(Raw records)
#####

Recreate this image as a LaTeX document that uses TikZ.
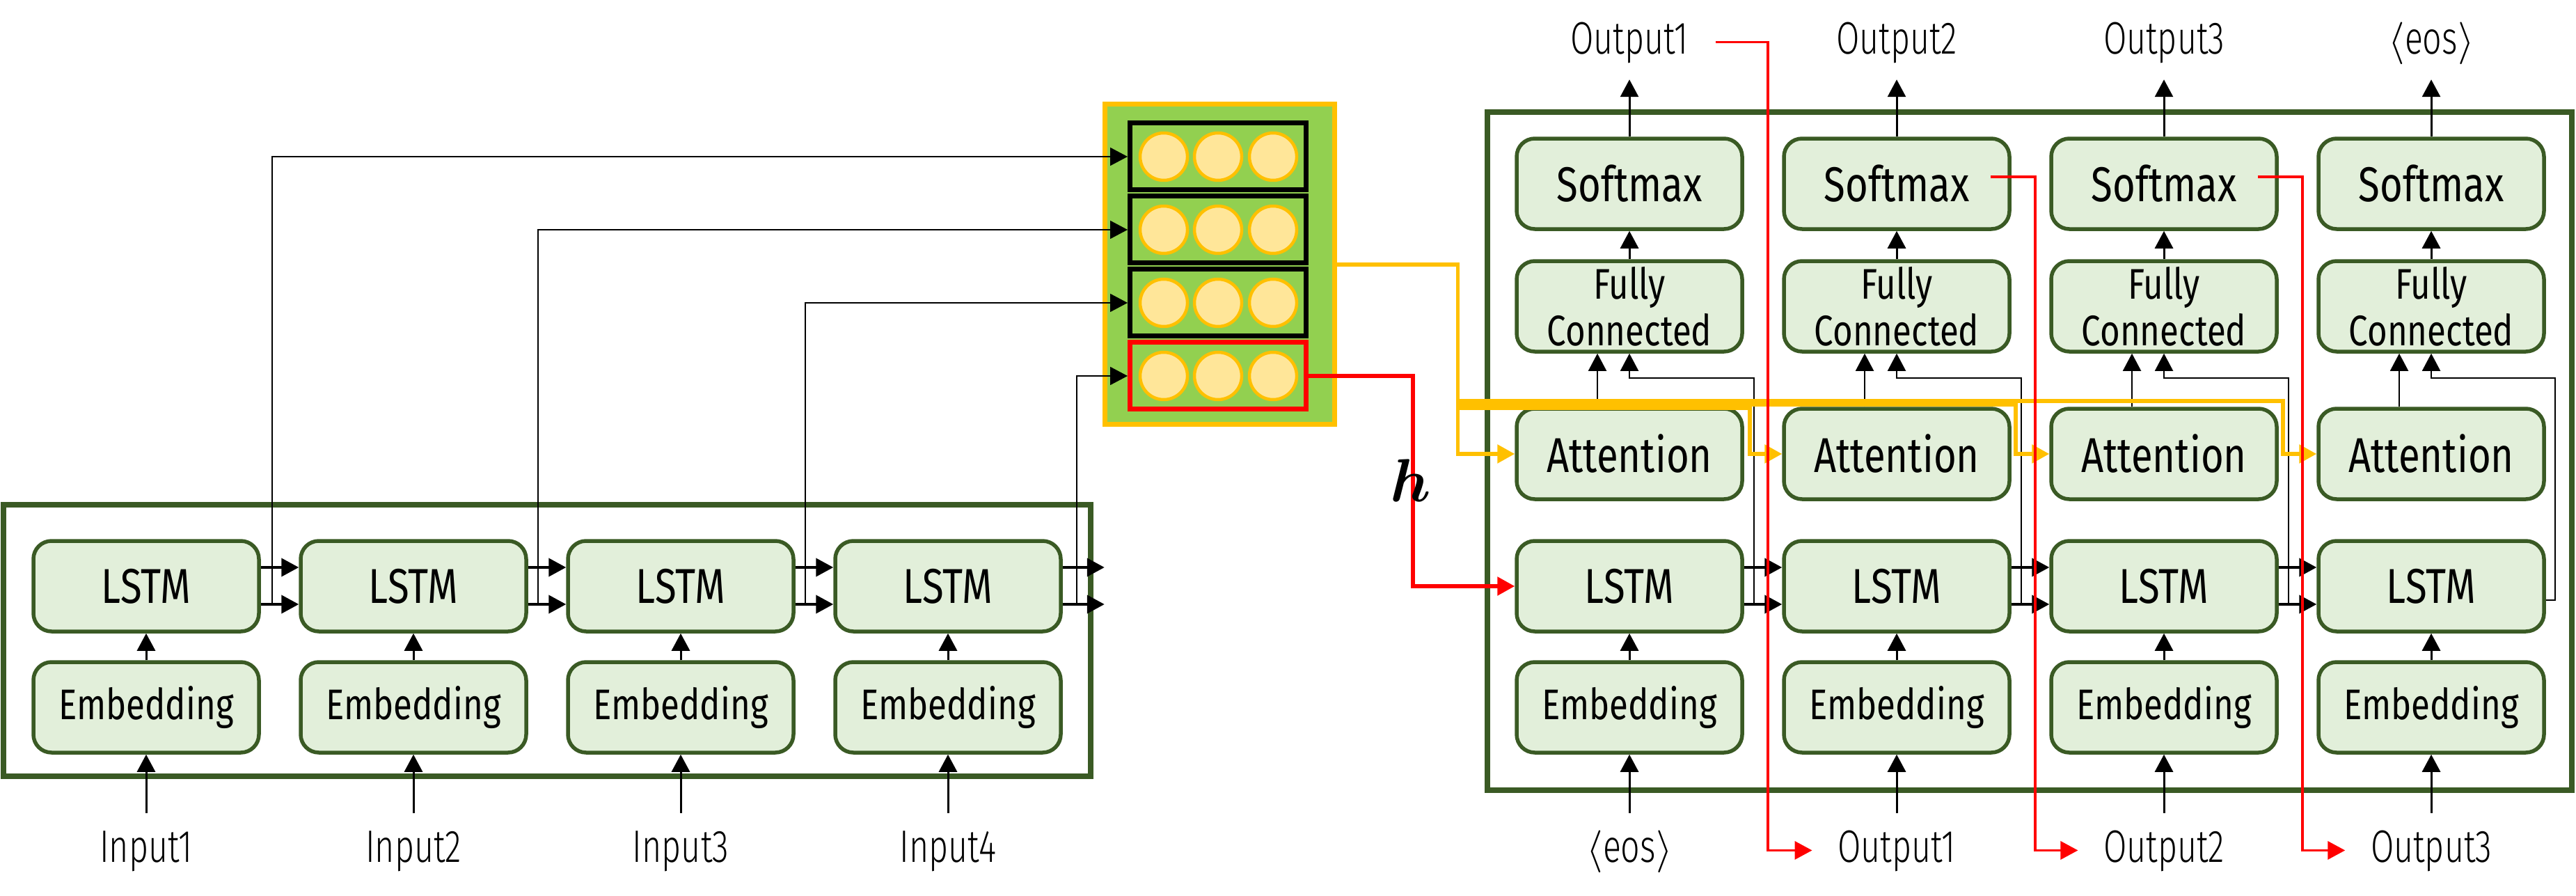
\documentclass[tikz,border=0pt]{standalone}
\usepackage{amsmath}
\usepackage{fontspec}
\setmainfont{Fira Sans}[FakeStretch=0.8]
\newfontfamily\lightfont{Fira Sans Light}[FakeStretch=0.74]
\usetikzlibrary{positioning,arrows.meta}

\definecolor{dkgreen}{HTML}{3A5A24}
\definecolor{ltgreen}{HTML}{E2EFDA}
\definecolor{memgreen}{HTML}{92D050}
\definecolor{gold}{HTML}{FFC000}
\definecolor{cellfill}{HTML}{FFE699}

\tikzset{
  block/.style={draw=dkgreen, fill=ltgreen, line width=0.55mm, rounded corners=2.6mm,
    minimum width=32.4mm, minimum height=13mm, inner sep=0pt, align=center,
    font=\fontsize{20}{20}\selectfont},
  smallblock/.style={block, font=\fontsize{17.5}{19}\selectfont},
  lbl/.style={inner sep=0pt, text height=4.6mm, text depth=1.2mm,
    font=\lightfont\fontsize{18.6}{20}\selectfont},
  bigbox/.style={draw=dkgreen, line width=0.8mm},
  membox/.style={draw=gold, fill=memgreen, line width=0.7mm, minimum width=33mm, minimum height=46mm},
  memrow/.style={draw=black, line width=0.7mm, minimum width=25.3mm, minimum height=9.6mm},
  cell/.style={circle, draw=gold, fill=cellfill, line width=0.45mm, minimum size=6.8mm, inner sep=0pt},
  tip/.style={-{Triangle[length=2.5mm,width=2.6mm]}},
  chain/.style={tip, line width=0.4mm},
  inarrow/.style={tip, line width=0.3mm},
  thinarrow/.style={tip, line width=0.18mm},
  yelarrow/.style={-{Triangle[length=2.5mm,width=2.6mm,fill=gold]}, draw=gold, line width=0.55mm},
  redarrow/.style={-{Triangle[length=2.5mm,width=2.6mm,fill=red]}, draw=red, line width=0.35mm}
}

\begin{document}
\begin{tikzpicture}[x=0.1mm, y=-0.1mm]
    \useasboundingbox (0,0) rectangle (3701,1287);

    % outer frames
    \draw[bigbox] (5,725) rectangle (1567,1115);
    \draw[bigbox] (2137,161) rectangle (3695,1135);

    % encoder
    \node[block] (enclstm1) at (210,842) {LSTM};
    \node[block, right=5.45mm of enclstm1] (enclstm2) {LSTM};
    \node[block, right=5.45mm of enclstm2] (enclstm3) {LSTM};
    \node[block, right=5.45mm of enclstm3] (enclstm4) {LSTM};
    \node[smallblock, below=3.85mm of enclstm1] (encemb1) {Embedding};
    \node[smallblock, below=3.85mm of enclstm2] (encemb2) {Embedding};
    \node[smallblock, below=3.85mm of enclstm3] (encemb3) {Embedding};
    \node[smallblock, below=3.85mm of enclstm4] (encemb4) {Embedding};
    \node[lbl, below=10.8mm of encemb1] (in1) {Input1};
    \node[lbl, below=10.8mm of encemb2] (in2) {Input2};
    \node[lbl, below=10.8mm of encemb3] (in3) {Input3};
    \node[lbl, below=10.8mm of encemb4] (in4) {Input4};

    % memory of encoder states
    \node[membox] (mem) at (1752,380) {};
    \node[memrow] (row1) at (1750,225) {};
    \node[memrow] (row2) at (1750,330) {};
    \node[memrow] (row3) at (1750,435) {};
    \node[memrow, draw=red] (row4) at (1750,540) {};
    \node[cell] (c11) at ([xshift=-7.8mm]row1.center) {}; \node[cell] (c12) at (row1.center) {}; \node[cell] (c13) at ([xshift=7.9mm]row1.center) {};
    \node[cell] (c21) at ([xshift=-7.8mm]row2.center) {}; \node[cell] (c22) at (row2.center) {}; \node[cell] (c23) at ([xshift=7.9mm]row2.center) {};
    \node[cell] (c31) at ([xshift=-7.8mm]row3.center) {}; \node[cell] (c32) at (row3.center) {}; \node[cell] (c33) at ([xshift=7.9mm]row3.center) {};
    \node[cell] (c41) at ([xshift=-7.8mm]row4.center) {}; \node[cell] (c42) at (row4.center) {}; \node[cell] (c43) at ([xshift=7.9mm]row4.center) {};

    % decoder
    \node[block] (declstm1) at (2341,842) {LSTM};
    \node[block, right=5.45mm of declstm1] (declstm2) {LSTM};
    \node[block, right=5.45mm of declstm2] (declstm3) {LSTM};
    \node[block, right=5.45mm of declstm3] (declstm4) {LSTM};
    \node[smallblock, below=3.85mm of declstm1] (decemb1) {Embedding};
    \node[smallblock, below=3.85mm of declstm2] (decemb2) {Embedding};
    \node[smallblock, below=3.85mm of declstm3] (decemb3) {Embedding};
    \node[smallblock, below=3.85mm of declstm4] (decemb4) {Embedding};
    \node[block, above=5.45mm of declstm1] (att1) {Attention};
    \node[block, above=5.45mm of declstm2] (att2) {Attention};
    \node[block, above=5.45mm of declstm3] (att3) {Attention};
    \node[block, above=5.45mm of declstm4] (att4) {Attention};
    \node[smallblock, above=7.65mm of att1] (fc1) {Fully\\Connected};
    \node[smallblock, above=7.65mm of att2] (fc2) {Fully\\Connected};
    \node[smallblock, above=7.65mm of att3] (fc3) {Fully\\Connected};
    \node[smallblock, above=7.65mm of att4] (fc4) {Fully\\Connected};
    \node[block, above=4.05mm of fc1] (sm1) {Softmax};
    \node[block, above=4.05mm of fc2] (sm2) {Softmax};
    \node[block, above=4.05mm of fc3] (sm3) {Softmax};
    \node[block, above=4.05mm of fc4] (sm4) {Softmax};
    \node[lbl, above=10.6mm of sm1] (out1) {Output1};
    \node[lbl, above=10.6mm of sm2] (out2) {Output2};
    \node[lbl, above=10.6mm of sm3] (out3) {Output3};
    \node[lbl, above=10.6mm of sm4] (out4) {$\langle$eos$\rangle$};
    \node[lbl, below=10.8mm of decemb1] (bin1) {$\langle$eos$\rangle$};
    \node[lbl, below=10.8mm of decemb2] (bin2) {Output1};
    \node[lbl, below=10.8mm of decemb3] (bin3) {Output2};
    \node[lbl, below=10.8mm of decemb4] (bin4) {Output3};

    % encoder connections
    \draw[inarrow] ([yshift=2.4mm]in1.north) -- (encemb1.south);
    \draw[inarrow] ([yshift=2.4mm]in2.north) -- (encemb2.south);
    \draw[inarrow] ([yshift=2.4mm]in3.north) -- (encemb3.south);
    \draw[inarrow] ([yshift=2.4mm]in4.north) -- (encemb4.south);
    \draw[inarrow] (encemb1) -- (enclstm1);
    \draw[inarrow] (encemb2) -- (enclstm2);
    \draw[inarrow] (encemb3) -- (enclstm3);
    \draw[inarrow] (encemb4) -- (enclstm4);
    \draw[chain] ([yshift=2.7mm]enclstm1.east) -- ([yshift=2.7mm]enclstm2.west);
    \draw[chain] ([yshift=-2.6mm]enclstm1.east) -- ([yshift=-2.6mm]enclstm2.west);
    \draw[chain] ([yshift=2.7mm]enclstm2.east) -- ([yshift=2.7mm]enclstm3.west);
    \draw[chain] ([yshift=-2.6mm]enclstm2.east) -- ([yshift=-2.6mm]enclstm3.west);
    \draw[chain] ([yshift=2.7mm]enclstm3.east) -- ([yshift=2.7mm]enclstm4.west);
    \draw[chain] ([yshift=-2.6mm]enclstm3.east) -- ([yshift=-2.6mm]enclstm4.west);
    \draw[chain] ([yshift=2.7mm]enclstm4.east) -- ++(60,0);
    \draw[chain] ([yshift=-2.6mm]enclstm4.east) -- ++(60,0);
    \draw[thinarrow] ([xshift=1.6mm,yshift=-2.6mm]enclstm1.east) |- (row1.west);
    \draw[thinarrow] ([xshift=1.4mm,yshift=-2.6mm]enclstm2.east) |- (row2.west);
    \draw[thinarrow] ([xshift=1.4mm,yshift=-2.6mm]enclstm3.east) |- (row3.west);
    \draw[thinarrow] ([xshift=2mm,yshift=-2.6mm]enclstm4.east) |- (row4.west);

    % decoder connections
    \draw[inarrow] ([yshift=2.4mm]bin1.north) -- (decemb1.south);
    \draw[inarrow] ([yshift=2.4mm]bin2.north) -- (decemb2.south);
    \draw[inarrow] ([yshift=2.4mm]bin3.north) -- (decemb3.south);
    \draw[inarrow] ([yshift=2.4mm]bin4.north) -- (decemb4.south);
    \draw[inarrow] (decemb1) -- (declstm1);
    \draw[inarrow] (decemb2) -- (declstm2);
    \draw[inarrow] (decemb3) -- (declstm3);
    \draw[inarrow] (decemb4) -- (declstm4);
    \draw[chain] ([yshift=2.7mm]declstm1.east) -- ([yshift=2.7mm]declstm2.west);
    \draw[chain] ([yshift=-2.6mm]declstm1.east) -- ([yshift=-2.6mm]declstm2.west);
    \draw[chain] ([yshift=2.7mm]declstm2.east) -- ([yshift=2.7mm]declstm3.west);
    \draw[chain] ([yshift=-2.6mm]declstm2.east) -- ([yshift=-2.6mm]declstm3.west);
    \draw[chain] ([yshift=2.7mm]declstm3.east) -- ([yshift=2.7mm]declstm4.west);
    \draw[chain] ([yshift=-2.6mm]declstm3.east) -- ([yshift=-2.6mm]declstm4.west);
    \draw[thinarrow] ([xshift=1.4mm,yshift=-2.6mm]declstm1.east) |- ([yshift=-3.5mm]fc1.south) -- (fc1.south);
    \draw[thinarrow] ([xshift=1.4mm,yshift=-2.6mm]declstm2.east) |- ([yshift=-3.5mm]fc2.south) -- (fc2.south);
    \draw[thinarrow] ([xshift=1.4mm,yshift=-2.6mm]declstm3.east) |- ([yshift=-3.5mm]fc3.south) -- (fc3.south);
    \draw[thinarrow] ([yshift=-2mm]declstm4.east) -- ++(13,0) |- ([yshift=-3.5mm]fc4.south) -- (fc4.south);
    \draw[thinarrow] ([xshift=-4.6mm]att1.north) -- ([xshift=-4.6mm]fc1.south);
    \draw[thinarrow] ([xshift=-4.6mm]att2.north) -- ([xshift=-4.6mm]fc2.south);
    \draw[thinarrow] ([xshift=-4.6mm]att3.north) -- ([xshift=-4.6mm]fc3.south);
    \draw[thinarrow] ([xshift=-4.6mm]att4.north) -- ([xshift=-4.6mm]fc4.south);
    \draw[inarrow] (fc1) -- (sm1);
    \draw[inarrow] (fc2) -- (sm2);
    \draw[inarrow] (fc3) -- (sm3);
    \draw[inarrow] (fc4) -- (sm4);
    \draw[inarrow] (sm1) -- ([yshift=-2.4mm]out1.south);
    \draw[inarrow] (sm2) -- ([yshift=-2.4mm]out2.south);
    \draw[inarrow] (sm3) -- ([yshift=-2.4mm]out3.south);
    \draw[inarrow] (sm4) -- ([yshift=-2.4mm]out4.south);

    % context to attention
    \draw[yelarrow] (mem.east) -- ++(174,0) |- (att1.west);
    \draw[yelarrow] (mem.east) -- ++(174,0) -- ++(0,206) -| ([xshift=0.8mm]att1.east) -- (att2.west);
    \draw[yelarrow] (mem.east) -- ++(174,0) -- ++(0,201) -| ([xshift=0.6mm]att2.east) -- (att3.west);
    \draw[yelarrow] (mem.east) -- ++(174,0) -- ++(0,196) -| ([xshift=0.6mm]att3.east) -- (att4.west);

    % last hidden state and fed-back outputs
    \draw[redarrow, line width=0.55mm] (row4.east) -- ++(150,0) |- (declstm1.west);
    \node[font=\fontsize{23}{23}\selectfont] (hlbl) at (2027,690) {$\boldsymbol{h}$};
    \draw[redarrow] ([xshift=3.8mm]out1.east) -| ([xshift=3.4mm]sm1.east) |- ([xshift=-3.6mm]bin2.west);
    \draw[redarrow] ([xshift=-3mm,yshift=1mm]sm2.east) -- ([xshift=3.4mm,yshift=1mm]sm2.east) |- ([xshift=-3.6mm]bin3.west);
    \draw[redarrow] ([xshift=-3mm,yshift=1mm]sm3.east) -- ([xshift=3.4mm,yshift=1mm]sm3.east) |- ([xshift=-3.6mm]bin4.west);
\end{tikzpicture}
\end{document}
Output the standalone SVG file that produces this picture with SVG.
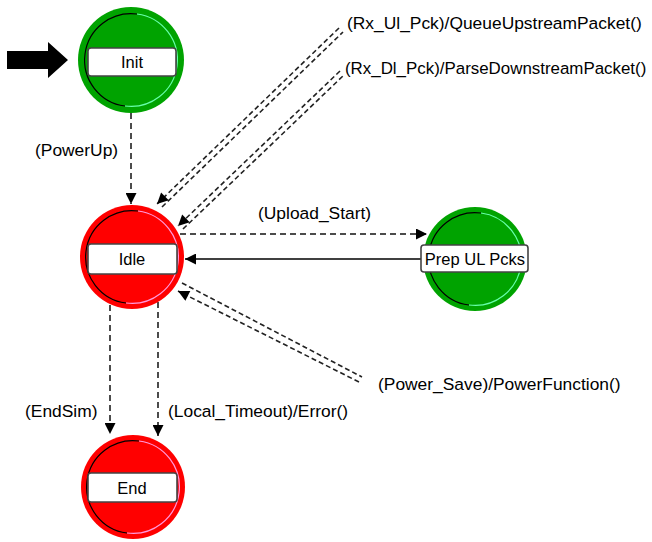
<svg xmlns="http://www.w3.org/2000/svg" width="652" height="542" viewBox="0 0 652 542">
<defs>
<style>
text{font-family:"Liberation Sans",Arial,sans-serif;font-size:17.4px;fill:#000}
.lbl{font-size:16.5px;text-anchor:middle}
.green{fill:#00a300}
.red{fill:#ff0000}
.ringL{fill:none;stroke:#000;stroke-width:1.2}
.ringRg{fill:none;stroke:#66ffaa;stroke-width:1.2}
.ringRr{fill:none;stroke:#ff99dd;stroke-width:1.2}
.box{fill:#fff;stroke:#444;stroke-width:1.6}
.dash{fill:none;stroke:#111;stroke-width:1.5;stroke-dasharray:6 4}
.loop{fill:none;stroke:#222;stroke-width:1.6;stroke-dasharray:5 3}
.solid{fill:none;stroke:#000;stroke-width:1.5}
</style>
<marker id="ah" viewBox="0 0 10 10" refX="10" refY="5" markerWidth="13" markerHeight="11" markerUnits="userSpaceOnUse" orient="auto">
<path d="M0,0 L10,5 L0,10 z" fill="#000"/>
</marker>
</defs>
<rect width="652" height="542" fill="#fff"/>
<polygon points="7,51 48,51 48,42 68,60 48,78 48,69 7,69" fill="#000"/>
<g id="connectors">
<line class="dash" x1="131" y1="113" x2="131" y2="204" marker-end="url(#ah)"/>
<line class="loop" x1="162" y1="207" x2="343" y2="32"/>
<line class="loop" x1="339" y1="28" x2="157" y2="204" marker-end="url(#ah)"/>
<line class="loop" x1="183" y1="229" x2="344" y2="75"/>
<line class="loop" x1="340" y1="71" x2="178" y2="226" marker-end="url(#ah)"/>
<line class="dash" x1="180" y1="234" x2="427" y2="234" marker-end="url(#ah)"/>
<line class="solid" x1="421" y1="259" x2="185" y2="259" marker-end="url(#ah)"/>
<line class="loop" x1="182" y1="283" x2="362" y2="377"/>
<line class="loop" x1="359" y1="382" x2="178" y2="291" marker-end="url(#ah)"/>
<line class="dash" x1="110" y1="305" x2="110" y2="434" marker-end="url(#ah)"/>
<line class="dash" x1="158" y1="302" x2="158" y2="436" marker-end="url(#ah)"/>
<text x="35" y="156">(PowerUp)</text>
<text x="347" y="29">(Rx_Ul_Pck)/QueueUpstreamPacket()</text>
<text x="345" y="74" style="font-size:16.9px">(Rx_Dl_Pck)/ParseDownstreamPacket()</text>
<text x="258" y="219">(Upload_Start)</text>
<text x="378" y="390">(Power_Save)/PowerFunction()</text>
<text x="25" y="417">(EndSim)</text>
<text x="168" y="417">(Local_Timeout)/Error()</text>
</g>
<g id="init">
<circle class="green" cx="131" cy="60" r="53"/>
<path class="ringL" d="M137,14 A46,46 0 0 0 125,106"/>
<path class="ringRg" d="M137,14 A46,46 0 0 1 125,106"/>
<rect class="box" x="88" y="48" width="88" height="28" rx="3"/>
<text class="lbl" x="132" y="68">Init</text>
</g>
<g id="idle">
<circle class="red" cx="132" cy="257" r="52"/>
<path class="ringL" d="M138,211 A46,46 0 0 0 126,303"/>
<path class="ringRr" d="M138,211 A46,46 0 0 1 126,303"/>
<rect class="box" x="88" y="244" width="89" height="30" rx="3"/>
<text class="lbl" x="132" y="265">Idle</text>
</g>
<g id="prep">
<circle class="green" cx="475" cy="259" r="52"/>
<path class="ringL" d="M481,213 A46,46 0 0 0 469,305"/>
<path class="ringRg" d="M481,213 A46,46 0 0 1 469,305"/>
<rect class="box" x="421" y="245" width="107" height="27" rx="3"/>
<text class="lbl" x="475" y="265">Prep UL Pcks</text>
</g>
<g id="end">
<circle class="red" cx="133" cy="487" r="52"/>
<path class="ringL" d="M139,441 A46,46 0 0 0 127,533"/>
<path class="ringRr" d="M139,441 A46,46 0 0 1 127,533"/>
<rect class="box" x="88" y="473" width="89" height="29" rx="3"/>
<text class="lbl" x="132" y="494">End</text>
</g>
</svg>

#####

● **Stated problem**
What is the number of lines in the listing that contain the string "standalone"? Reply with that number alone.

● **Exercise response**
2